Back to the topic at hand… the State of Sony. With all of their success and with many of their products diversifying into areas based on typical users I pose a question. Is it time for Sony to reorganize and shift their entire camera product line. 


Hear me out.


There was a time that the A7 line was marketed as a “basic model” but I’d argue that the “basic model” is probably the best all around product they make and everything else has become far more specialized. For instance the A7 line has always had two additional variants, the R and the S. The R was always the high resolution model… but it also became the first A7 model (Specifically the A7RII) to do internal 4K (UHD) video. The S was always the lowlight high sensitivity model but it somehow became known as the “video” model since it was the first model that could record 4K (UHD), though it required an external recorder to take advantage of this feature. As such, many people have begged, pleaded, cried on occasion, and some have ultimately given up until recently on a successor to the A7SII which was released nearly five years ago.


The A7 body should continue as it is. It’s the basic all around model that fits the needs of most people whether they’re photographing weddings, photojournalism, occasional sporting events, model shoots, etc. Perhaps the megapixel count can be raised to provide somewhere between 24 (current amount) up to 32 megapixels assuming it can keep the same excellent lowlight performance… or perhaps they can scale back the pixel count to fall somewhere between 18-24 megapixels to increase sensitivity and provide more than enough pixels for most needs.

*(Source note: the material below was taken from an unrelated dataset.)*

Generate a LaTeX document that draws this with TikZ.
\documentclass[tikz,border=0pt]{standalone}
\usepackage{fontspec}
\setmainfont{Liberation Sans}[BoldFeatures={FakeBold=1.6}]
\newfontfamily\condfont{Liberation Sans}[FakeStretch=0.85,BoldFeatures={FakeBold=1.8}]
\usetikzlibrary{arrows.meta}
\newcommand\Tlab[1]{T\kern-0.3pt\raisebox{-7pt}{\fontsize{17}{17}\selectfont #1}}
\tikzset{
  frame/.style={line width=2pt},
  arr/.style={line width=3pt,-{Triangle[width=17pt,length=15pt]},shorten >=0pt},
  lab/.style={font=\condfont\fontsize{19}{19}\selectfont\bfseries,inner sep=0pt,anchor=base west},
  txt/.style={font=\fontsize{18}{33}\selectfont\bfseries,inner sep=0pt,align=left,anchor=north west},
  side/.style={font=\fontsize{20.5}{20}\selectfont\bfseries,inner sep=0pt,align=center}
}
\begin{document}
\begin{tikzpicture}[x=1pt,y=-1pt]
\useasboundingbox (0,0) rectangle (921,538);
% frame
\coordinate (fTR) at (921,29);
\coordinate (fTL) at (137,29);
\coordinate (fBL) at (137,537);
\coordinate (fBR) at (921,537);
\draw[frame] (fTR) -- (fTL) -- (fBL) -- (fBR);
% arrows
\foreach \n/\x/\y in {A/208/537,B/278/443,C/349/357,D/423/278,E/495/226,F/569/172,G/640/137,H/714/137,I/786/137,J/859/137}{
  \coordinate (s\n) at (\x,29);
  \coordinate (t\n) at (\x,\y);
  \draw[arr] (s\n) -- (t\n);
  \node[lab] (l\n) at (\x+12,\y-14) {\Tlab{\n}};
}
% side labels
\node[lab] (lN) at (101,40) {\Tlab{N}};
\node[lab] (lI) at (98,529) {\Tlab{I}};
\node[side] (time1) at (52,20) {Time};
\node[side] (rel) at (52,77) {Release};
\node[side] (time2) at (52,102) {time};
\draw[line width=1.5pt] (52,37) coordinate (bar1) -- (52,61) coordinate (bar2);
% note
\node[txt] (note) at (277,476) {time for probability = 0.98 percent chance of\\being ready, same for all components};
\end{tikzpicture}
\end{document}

The A7R should morph into the A8. At this point it is different enough that it can be it’s own thing. It’ll focus on the idea of high resolution photography whether it’s commercial with some lighter video functions that allows the end user to capture video as needed.

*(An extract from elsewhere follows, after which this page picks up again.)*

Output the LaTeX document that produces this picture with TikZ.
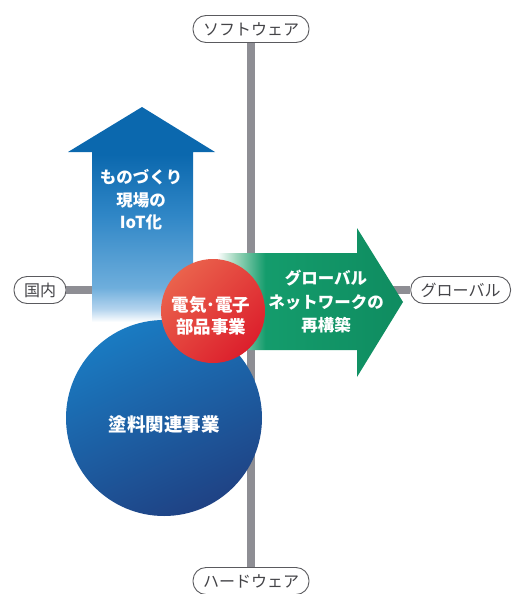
\documentclass[tikz,border=0pt]{standalone}
\usepackage{fontspec}
\setmainfont{Noto Sans CJK JP}
\definecolor{axisgray}{HTML}{8E8E94}
\definecolor{labelgray}{HTML}{5A5A5E}
\definecolor{labeltext}{HTML}{444448}
\definecolor{iotdark}{HTML}{0B68AE}
\definecolor{iotmid}{HTML}{2F86C6}
\definecolor{iotlight}{HTML}{6EAEDC}
\definecolor{iotpale}{HTML}{B4D4EE}
\definecolor{painttop}{HTML}{1A7BC2}
\definecolor{paintmid}{HTML}{245A9E}
\definecolor{paintbot}{HTML}{1F4284}
\definecolor{redlight}{HTML}{EA624C}
\definecolor{reddark}{HTML}{DC1F2C}
\definecolor{netpale}{HTML}{9ED6BC}
\definecolor{netgreen}{HTML}{149C6C}
\definecolor{netdark}{HTML}{0F8C60}
\pgfdeclareverticalshading{iotfade}{100bp}{color(0bp)=(white); color(25bp)=(white); color(28bp)=(iotpale); color(33bp)=(iotlight); color(50bp)=(iotmid); color(64bp)=(iotdark); color(100bp)=(iotdark)}
\pgfdeclarehorizontalshading{netfade}{100bp}{color(0bp)=(white); color(25bp)=(white); color(30bp)=(netpale); color(38bp)=(netgreen); color(75bp)=(netdark); color(100bp)=(netdark)}
\tikzset{
  axislabel/.style={draw=labelgray, line width=0.9pt, fill=white, rounded corners=13pt,
    minimum height=27pt, inner xsep=10pt, inner ysep=0pt, text=labeltext,
    font=\fontsize{16}{16}\selectfont},
  axisline/.style={axisgray, line width=8.5pt},
  whitetext/.style={text=white, align=center, font=\bfseries\fontsize{16.5}{22.5}\selectfont},
}
\begin{document}
\begin{tikzpicture}[x=1pt,y=-1pt]
\useasboundingbox (0,0) rectangle (513,594);
% axes
\node[axislabel] (soft) at (251,29) {ソフトウェア};
\node[axislabel] (hard) at (251,581) {ハードウェア};
\node[axislabel] (home) at (40,290) {国内};
\node[axislabel, anchor=east] (world) at (511,290) {グローバル};
\draw[axisline] (soft) -- (hard);
\draw[axisline] (home) -- (world);

% IoT arrow
\shade[shading=iotfade] (92,322) -- (92,152) -- (68,152) -- (142,107) -- (215,152)
  -- (193,152) -- (193,322) -- cycle;
\node[whitetext] (iot) at (141,200) {ものづくり\\現場の\\IoT化};

% paint business
\node[circle, minimum size=196pt, top color=painttop, middle color=paintmid,
  bottom color=paintbot, shading angle=25] (paint) at (164,418) {};
\node[whitetext, font=\bfseries\fontsize{18.5}{22}\selectfont] (painttext) at (164,424) {塗料関連事業};

% global network arrow
\shade[shading=netfade] (217,253) -- (357,253) -- (357,228) -- (403,302) -- (357,377)
  -- (357,350) -- (217,350) -- cycle;
\node[whitetext, font=\bfseries\fontsize{16.5}{23.5}\selectfont] (net) at (326,302) {グローバル\\ネットワークの\\再構築};

% electronics business
\node[circle, minimum size=104pt, top color=redlight, bottom color=reddark,
  shading angle=45] (elec) at (213,311) {};
\node[whitetext, font=\bfseries\fontsize{17.5}{21.5}\selectfont] (electext) at (211,316) {電気･電子\\部品事業};

\end{tikzpicture}
\end{document}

The A7S line should first end and second morph into an Alpha X (AX) that’ll highlight the hybrid nature of a more video natured camera where photographic applications are more of an afterthought. This camera would completely break away from the traditional hybrid SLR form factor and grow somewhat in size for the purposes of adequate cooling while maintaining features video creator desire. Perhaps this camera can offer many of the features of the more fully features FX9 but in a smaller light package with fewer external connections. This camera would feature a single XLR input, a full size HDMI, a traditional 3.5 microphone, and a headphone jack in camera. This camera would do DCI 4K up to FF at up to 120fps, be able to record internal H.264, H.265, ProRES, and AVID DNxHR as standard codecs, provide external RAW video (ProRES RAW and BRAW), and 12-bit color at a minimum. It would be compact, look like a smaller version traditional cinema camera (along the lines of the RED Komodo) with the ability to mount an external video and audio recorders, in addition to an aftermarket EVF. It also should implement an A9 style AF system. It would also be the first camera from Sony to feature a Global Shutter with built in ND filters. Ultimately this can be the camera to replace the function of the FS5 and FS7 camera in a shrinking camera market while also moving slightly upmarket to between a traditional photography hybrid system camera and a dedicated large sensor cinema/ENG camera. This can be the model that videographers, cinematographers, and indie filmmakers would go crazy for.


The A9 is likely fine with what Sony is doing but perhaps there’s room for a APS-C version for action shooters in the form of the A6. Same features as the A9… just with a smaller sensor and priced similarly as the base A7. As previously mentioned the camera market is already shrinking and Sony already does a great job at continuing sales of older models at a more value friendly price which allows potential users to purchase a great camera option at a bit of a bargain.


Above the A9 there’s room for a true professional body upmarket and I’m gong to call it the “Alpha Pro“ (AP) Model for now. What this could be is a camera that offers a 64-80 megapixel sensor that can also “pixel bin” in order to “super sample” color data to provide images 1/4 the original size with full color data. This can also be where Sony experiments with a new simplified touch based menu similar to say what Blackmagic Design or Phase One utilizes on their cameras. Additionally Sony could make it so that it integrates with the smartphone app on a deeper level. Users would be able to define internal crop mode options and make the menus are complex or simple as wanted. Don’t want video menus? No worries hide the options from the camera and add them back through the app when wanted if ever. Just want Aperture Priority, Shutter Priority, and Manuel modes? Cool just eliminate the other modes on the digital LED mode selection wheel. Want high resolution imagery? Shoot in standard mode. Want maximum color reproduction and speed? Shoot in that mode. Want a basic user mode? Select that from the get go. Want deep layers and sub menus? Choose the advanced user mode. Additionally Canon has shown with their RF lenses that there is a market for  premium lenses that don’t follow the traditional SLR offerings like the “f/2.8 trinity” lenses. Perhaps Sony can introduce a line of lenses above the G-Master lenses in maybe the G-Pro lenses. Sony could make a 20-50mm F/2 zoom, a 55-110mm f/2 zoom, and a 100-200mm f/2 zoom which could be true prime replacement lenses. They could also make some f/1.2 primes in popular, but different from G-Master, focal lengths like 21, 35, 55, 100, and 150mm focal lengths. Obviously there’s room already to refresh some of the older optical formulas with more modern linear focusing motors as well.


I have zero insider information on Sony’s plan but I do believe that they receive so much market growth through innovation and exciting products. With more competition in the market I don’t feel that now is the time for them to play it safe and get more complacent given the hype driven by Canon’s RF lens designs and R5/R6 bodies, the potential of the L-mount Alliance, or the Nikon faithful that provide mirrorless solutions for those already invested in their brand.